** WORK TO BE COMPLETED **
Write the data below out exactly as it stands. Do not include the pictures.

** INPUT RECORDS **
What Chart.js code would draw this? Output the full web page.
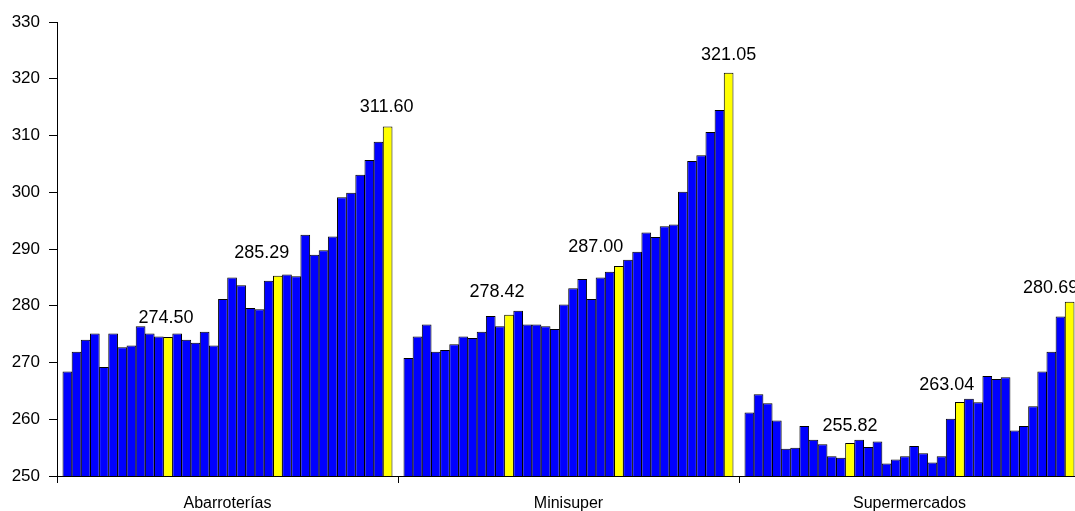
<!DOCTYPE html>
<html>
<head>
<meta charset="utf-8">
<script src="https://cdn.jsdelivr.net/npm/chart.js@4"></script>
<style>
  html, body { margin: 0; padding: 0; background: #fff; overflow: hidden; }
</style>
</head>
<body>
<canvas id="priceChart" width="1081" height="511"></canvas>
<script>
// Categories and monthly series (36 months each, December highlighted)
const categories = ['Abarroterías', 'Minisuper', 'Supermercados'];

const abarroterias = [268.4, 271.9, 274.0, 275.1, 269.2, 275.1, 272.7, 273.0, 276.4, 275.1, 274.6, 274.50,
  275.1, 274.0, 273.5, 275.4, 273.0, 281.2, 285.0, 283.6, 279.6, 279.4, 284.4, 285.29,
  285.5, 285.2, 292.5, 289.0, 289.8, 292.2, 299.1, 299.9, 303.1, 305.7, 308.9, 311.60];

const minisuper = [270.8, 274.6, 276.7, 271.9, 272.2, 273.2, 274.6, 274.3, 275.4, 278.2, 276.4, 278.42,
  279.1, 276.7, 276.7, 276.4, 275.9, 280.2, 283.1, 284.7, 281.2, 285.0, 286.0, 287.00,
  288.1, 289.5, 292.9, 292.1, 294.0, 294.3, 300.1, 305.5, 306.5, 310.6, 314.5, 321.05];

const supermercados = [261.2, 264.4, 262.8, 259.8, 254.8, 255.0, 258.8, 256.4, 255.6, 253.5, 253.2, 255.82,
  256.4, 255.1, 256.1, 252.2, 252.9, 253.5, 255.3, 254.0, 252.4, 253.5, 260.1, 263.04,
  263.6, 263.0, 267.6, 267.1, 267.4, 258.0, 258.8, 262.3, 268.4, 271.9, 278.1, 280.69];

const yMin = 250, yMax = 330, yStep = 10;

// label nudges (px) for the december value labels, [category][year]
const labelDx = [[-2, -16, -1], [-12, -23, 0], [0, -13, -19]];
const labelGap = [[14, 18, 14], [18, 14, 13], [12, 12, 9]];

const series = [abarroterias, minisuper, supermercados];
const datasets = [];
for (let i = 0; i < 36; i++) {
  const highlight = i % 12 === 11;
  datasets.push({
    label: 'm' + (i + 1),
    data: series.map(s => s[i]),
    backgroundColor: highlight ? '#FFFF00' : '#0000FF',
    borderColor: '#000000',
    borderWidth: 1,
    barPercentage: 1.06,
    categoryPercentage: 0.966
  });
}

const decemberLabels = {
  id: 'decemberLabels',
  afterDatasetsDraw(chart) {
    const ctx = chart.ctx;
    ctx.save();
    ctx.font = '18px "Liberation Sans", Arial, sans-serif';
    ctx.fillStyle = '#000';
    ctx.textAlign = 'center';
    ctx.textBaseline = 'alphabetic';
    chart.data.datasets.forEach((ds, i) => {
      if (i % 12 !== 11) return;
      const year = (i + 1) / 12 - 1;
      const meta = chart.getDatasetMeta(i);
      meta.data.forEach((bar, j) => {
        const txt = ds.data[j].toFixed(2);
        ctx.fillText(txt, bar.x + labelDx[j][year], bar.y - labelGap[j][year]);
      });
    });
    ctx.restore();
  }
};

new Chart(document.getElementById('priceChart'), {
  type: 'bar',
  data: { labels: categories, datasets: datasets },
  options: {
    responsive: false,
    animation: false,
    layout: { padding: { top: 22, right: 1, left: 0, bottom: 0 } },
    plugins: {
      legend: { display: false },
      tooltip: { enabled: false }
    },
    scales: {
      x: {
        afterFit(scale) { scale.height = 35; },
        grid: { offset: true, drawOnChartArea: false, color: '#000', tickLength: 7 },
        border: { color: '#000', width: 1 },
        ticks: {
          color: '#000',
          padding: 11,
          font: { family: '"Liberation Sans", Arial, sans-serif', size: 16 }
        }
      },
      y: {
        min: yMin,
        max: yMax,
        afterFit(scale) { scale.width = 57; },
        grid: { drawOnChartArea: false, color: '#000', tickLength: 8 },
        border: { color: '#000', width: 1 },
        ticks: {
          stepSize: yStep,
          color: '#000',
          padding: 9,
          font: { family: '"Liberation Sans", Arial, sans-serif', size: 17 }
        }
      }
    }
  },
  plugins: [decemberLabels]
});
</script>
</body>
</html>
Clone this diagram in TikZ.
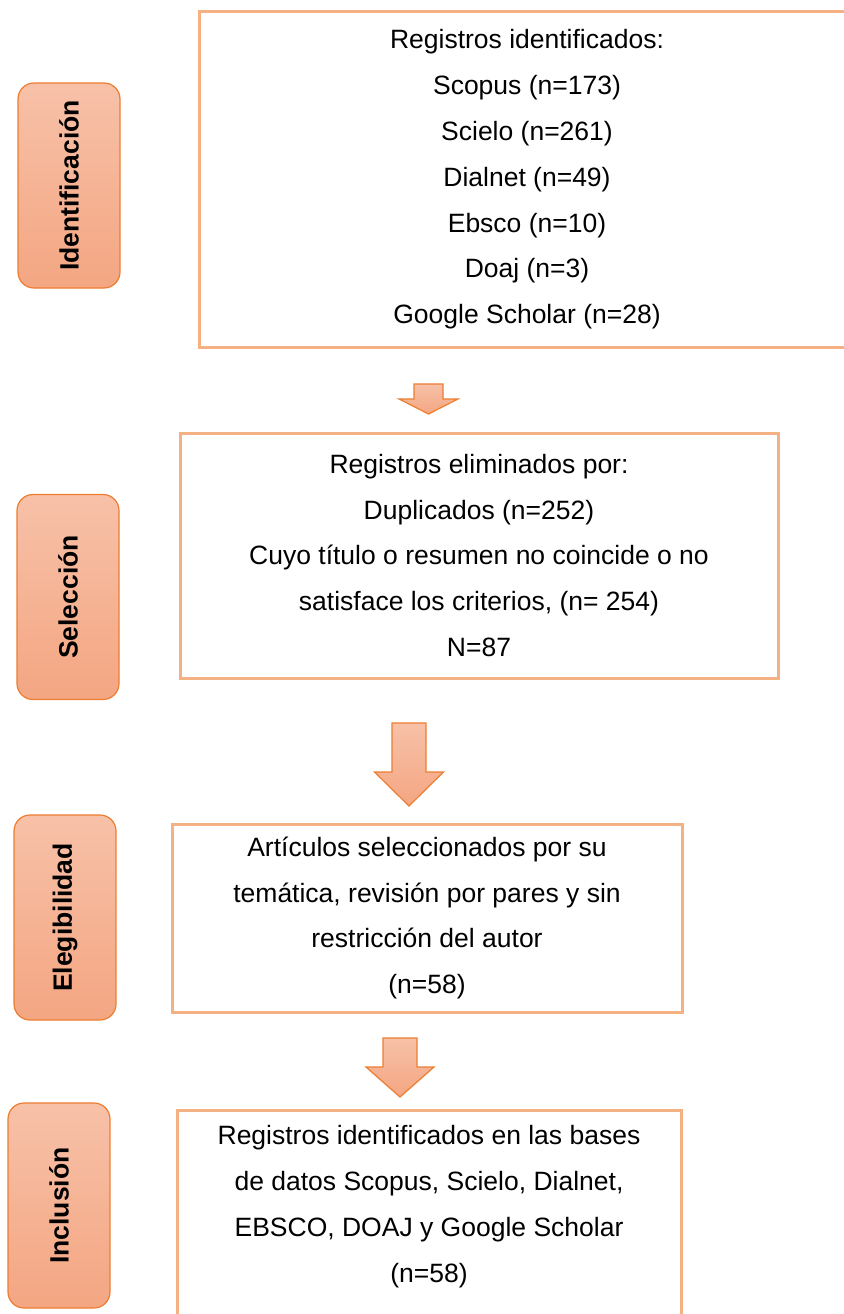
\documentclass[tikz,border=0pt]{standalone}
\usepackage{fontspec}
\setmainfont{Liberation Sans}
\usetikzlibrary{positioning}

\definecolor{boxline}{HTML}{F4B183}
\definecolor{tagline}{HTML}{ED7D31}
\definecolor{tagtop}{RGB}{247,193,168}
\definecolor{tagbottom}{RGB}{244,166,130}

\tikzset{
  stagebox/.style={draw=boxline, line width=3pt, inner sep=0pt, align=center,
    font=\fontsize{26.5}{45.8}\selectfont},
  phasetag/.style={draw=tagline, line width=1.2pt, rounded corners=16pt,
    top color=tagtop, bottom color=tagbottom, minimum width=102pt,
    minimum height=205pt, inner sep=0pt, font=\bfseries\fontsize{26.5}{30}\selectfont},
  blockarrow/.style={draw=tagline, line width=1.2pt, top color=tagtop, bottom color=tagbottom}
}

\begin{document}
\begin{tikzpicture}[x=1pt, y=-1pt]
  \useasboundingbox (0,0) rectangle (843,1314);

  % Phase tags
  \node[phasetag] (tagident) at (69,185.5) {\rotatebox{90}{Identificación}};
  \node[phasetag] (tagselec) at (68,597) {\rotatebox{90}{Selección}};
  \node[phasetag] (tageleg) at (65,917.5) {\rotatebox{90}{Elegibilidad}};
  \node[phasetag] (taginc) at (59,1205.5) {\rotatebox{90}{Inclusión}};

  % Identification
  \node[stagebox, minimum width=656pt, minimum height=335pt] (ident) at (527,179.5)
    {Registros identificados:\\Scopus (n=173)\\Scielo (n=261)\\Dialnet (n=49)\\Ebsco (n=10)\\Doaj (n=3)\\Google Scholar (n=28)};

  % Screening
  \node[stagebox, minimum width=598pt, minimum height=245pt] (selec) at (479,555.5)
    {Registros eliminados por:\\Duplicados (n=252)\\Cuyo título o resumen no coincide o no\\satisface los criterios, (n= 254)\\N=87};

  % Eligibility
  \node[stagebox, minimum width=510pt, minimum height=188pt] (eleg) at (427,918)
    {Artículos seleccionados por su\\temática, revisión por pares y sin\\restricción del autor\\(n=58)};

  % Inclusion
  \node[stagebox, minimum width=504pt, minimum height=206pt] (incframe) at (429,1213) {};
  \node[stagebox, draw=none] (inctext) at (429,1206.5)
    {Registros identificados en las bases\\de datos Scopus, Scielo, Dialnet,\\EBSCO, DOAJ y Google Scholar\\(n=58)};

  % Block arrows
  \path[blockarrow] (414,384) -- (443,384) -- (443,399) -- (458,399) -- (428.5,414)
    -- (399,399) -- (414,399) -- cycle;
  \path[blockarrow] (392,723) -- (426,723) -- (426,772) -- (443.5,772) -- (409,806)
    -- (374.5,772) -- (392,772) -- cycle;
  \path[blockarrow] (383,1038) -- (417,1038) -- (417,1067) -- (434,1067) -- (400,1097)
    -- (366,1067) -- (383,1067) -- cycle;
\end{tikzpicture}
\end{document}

** TASK OUTPUT **
What Chart.js code would draw this? Output the full web page.
<!DOCTYPE html>
<html>
<head>
<meta charset="utf-8">
<script src="https://cdn.jsdelivr.net/npm/chart.js@4"></script>
<style>
  html, body { margin: 0; padding: 0; background: #fff; overflow: hidden; }
</style>
</head>
<body>
<canvas id="priceChart" width="1081" height="511"></canvas>
<script>
// Categories and monthly series (36 months each, December highlighted)
const categories = ['Abarroterías', 'Minisuper', 'Supermercados'];

const abarroterias = [268.4, 271.9, 274.0, 275.1, 269.2, 275.1, 272.7, 273.0, 276.4, 275.1, 274.6, 274.50,
  275.1, 274.0, 273.5, 275.4, 273.0, 281.2, 285.0, 283.6, 279.6, 279.4, 284.4, 285.29,
  285.5, 285.2, 292.5, 289.0, 289.8, 292.2, 299.1, 299.9, 303.1, 305.7, 308.9, 311.60];

const minisuper = [270.8, 274.6, 276.7, 271.9, 272.2, 273.2, 274.6, 274.3, 275.4, 278.2, 276.4, 278.42,
  279.1, 276.7, 276.7, 276.4, 275.9, 280.2, 283.1, 284.7, 281.2, 285.0, 286.0, 287.00,
  288.1, 289.5, 292.9, 292.1, 294.0, 294.3, 300.1, 305.5, 306.5, 310.6, 314.5, 321.05];

const supermercados = [261.2, 264.4, 262.8, 259.8, 254.8, 255.0, 258.8, 256.4, 255.6, 253.5, 253.2, 255.82,
  256.4, 255.1, 256.1, 252.2, 252.9, 253.5, 255.3, 254.0, 252.4, 253.5, 260.1, 263.04,
  263.6, 263.0, 267.6, 267.1, 267.4, 258.0, 258.8, 262.3, 268.4, 271.9, 278.1, 280.69];

const yMin = 250, yMax = 330, yStep = 10;

// label nudges (px) for the december value labels, [category][year]
const labelDx = [[-2, -16, -1], [-12, -23, 0], [0, -13, -19]];
const labelGap = [[14, 18, 14], [18, 14, 13], [12, 12, 9]];

const series = [abarroterias, minisuper, supermercados];
const datasets = [];
for (let i = 0; i < 36; i++) {
  const highlight = i % 12 === 11;
  datasets.push({
    label: 'm' + (i + 1),
    data: series.map(s => s[i]),
    backgroundColor: highlight ? '#FFFF00' : '#0000FF',
    borderColor: '#000000',
    borderWidth: 1,
    barPercentage: 1.06,
    categoryPercentage: 0.966
  });
}

const decemberLabels = {
  id: 'decemberLabels',
  afterDatasetsDraw(chart) {
    const ctx = chart.ctx;
    ctx.save();
    ctx.font = '18px "Liberation Sans", Arial, sans-serif';
    ctx.fillStyle = '#000';
    ctx.textAlign = 'center';
    ctx.textBaseline = 'alphabetic';
    chart.data.datasets.forEach((ds, i) => {
      if (i % 12 !== 11) return;
      const year = (i + 1) / 12 - 1;
      const meta = chart.getDatasetMeta(i);
      meta.data.forEach((bar, j) => {
        const txt = ds.data[j].toFixed(2);
        ctx.fillText(txt, bar.x + labelDx[j][year], bar.y - labelGap[j][year]);
      });
    });
    ctx.restore();
  }
};

new Chart(document.getElementById('priceChart'), {
  type: 'bar',
  data: { labels: categories, datasets: datasets },
  options: {
    responsive: false,
    animation: false,
    layout: { padding: { top: 22, right: 1, left: 0, bottom: 0 } },
    plugins: {
      legend: { display: false },
      tooltip: { enabled: false }
    },
    scales: {
      x: {
        afterFit(scale) { scale.height = 35; },
        grid: { offset: true, drawOnChartArea: false, color: '#000', tickLength: 7 },
        border: { color: '#000', width: 1 },
        ticks: {
          color: '#000',
          padding: 11,
          font: { family: '"Liberation Sans", Arial, sans-serif', size: 16 }
        }
      },
      y: {
        min: yMin,
        max: yMax,
        afterFit(scale) { scale.width = 57; },
        grid: { drawOnChartArea: false, color: '#000', tickLength: 8 },
        border: { color: '#000', width: 1 },
        ticks: {
          stepSize: yStep,
          color: '#000',
          padding: 9,
          font: { family: '"Liberation Sans", Arial, sans-serif', size: 17 }
        }
      }
    }
  },
  plugins: [decemberLabels]
});
</script>
</body>
</html>
Clone this diagram in TikZ.
\documentclass[tikz,border=0pt]{standalone}
\usepackage{fontspec}
\setmainfont{Liberation Sans}
\usetikzlibrary{positioning}

\definecolor{boxline}{HTML}{F4B183}
\definecolor{tagline}{HTML}{ED7D31}
\definecolor{tagtop}{RGB}{247,193,168}
\definecolor{tagbottom}{RGB}{244,166,130}

\tikzset{
  stagebox/.style={draw=boxline, line width=3pt, inner sep=0pt, align=center,
    font=\fontsize{26.5}{45.8}\selectfont},
  phasetag/.style={draw=tagline, line width=1.2pt, rounded corners=16pt,
    top color=tagtop, bottom color=tagbottom, minimum width=102pt,
    minimum height=205pt, inner sep=0pt, font=\bfseries\fontsize{26.5}{30}\selectfont},
  blockarrow/.style={draw=tagline, line width=1.2pt, top color=tagtop, bottom color=tagbottom}
}

\begin{document}
\begin{tikzpicture}[x=1pt, y=-1pt]
  \useasboundingbox (0,0) rectangle (843,1314);

  % Phase tags
  \node[phasetag] (tagident) at (69,185.5) {\rotatebox{90}{Identificación}};
  \node[phasetag] (tagselec) at (68,597) {\rotatebox{90}{Selección}};
  \node[phasetag] (tageleg) at (65,917.5) {\rotatebox{90}{Elegibilidad}};
  \node[phasetag] (taginc) at (59,1205.5) {\rotatebox{90}{Inclusión}};

  % Identification
  \node[stagebox, minimum width=656pt, minimum height=335pt] (ident) at (527,179.5)
    {Registros identificados:\\Scopus (n=173)\\Scielo (n=261)\\Dialnet (n=49)\\Ebsco (n=10)\\Doaj (n=3)\\Google Scholar (n=28)};

  % Screening
  \node[stagebox, minimum width=598pt, minimum height=245pt] (selec) at (479,555.5)
    {Registros eliminados por:\\Duplicados (n=252)\\Cuyo título o resumen no coincide o no\\satisface los criterios, (n= 254)\\N=87};

  % Eligibility
  \node[stagebox, minimum width=510pt, minimum height=188pt] (eleg) at (427,918)
    {Artículos seleccionados por su\\temática, revisión por pares y sin\\restricción del autor\\(n=58)};

  % Inclusion
  \node[stagebox, minimum width=504pt, minimum height=206pt] (incframe) at (429,1213) {};
  \node[stagebox, draw=none] (inctext) at (429,1206.5)
    {Registros identificados en las bases\\de datos Scopus, Scielo, Dialnet,\\EBSCO, DOAJ y Google Scholar\\(n=58)};

  % Block arrows
  \path[blockarrow] (414,384) -- (443,384) -- (443,399) -- (458,399) -- (428.5,414)
    -- (399,399) -- (414,399) -- cycle;
  \path[blockarrow] (392,723) -- (426,723) -- (426,772) -- (443.5,772) -- (409,806)
    -- (374.5,772) -- (392,772) -- cycle;
  \path[blockarrow] (383,1038) -- (417,1038) -- (417,1067) -- (434,1067) -- (400,1097)
    -- (366,1067) -- (383,1067) -- cycle;
\end{tikzpicture}
\end{document}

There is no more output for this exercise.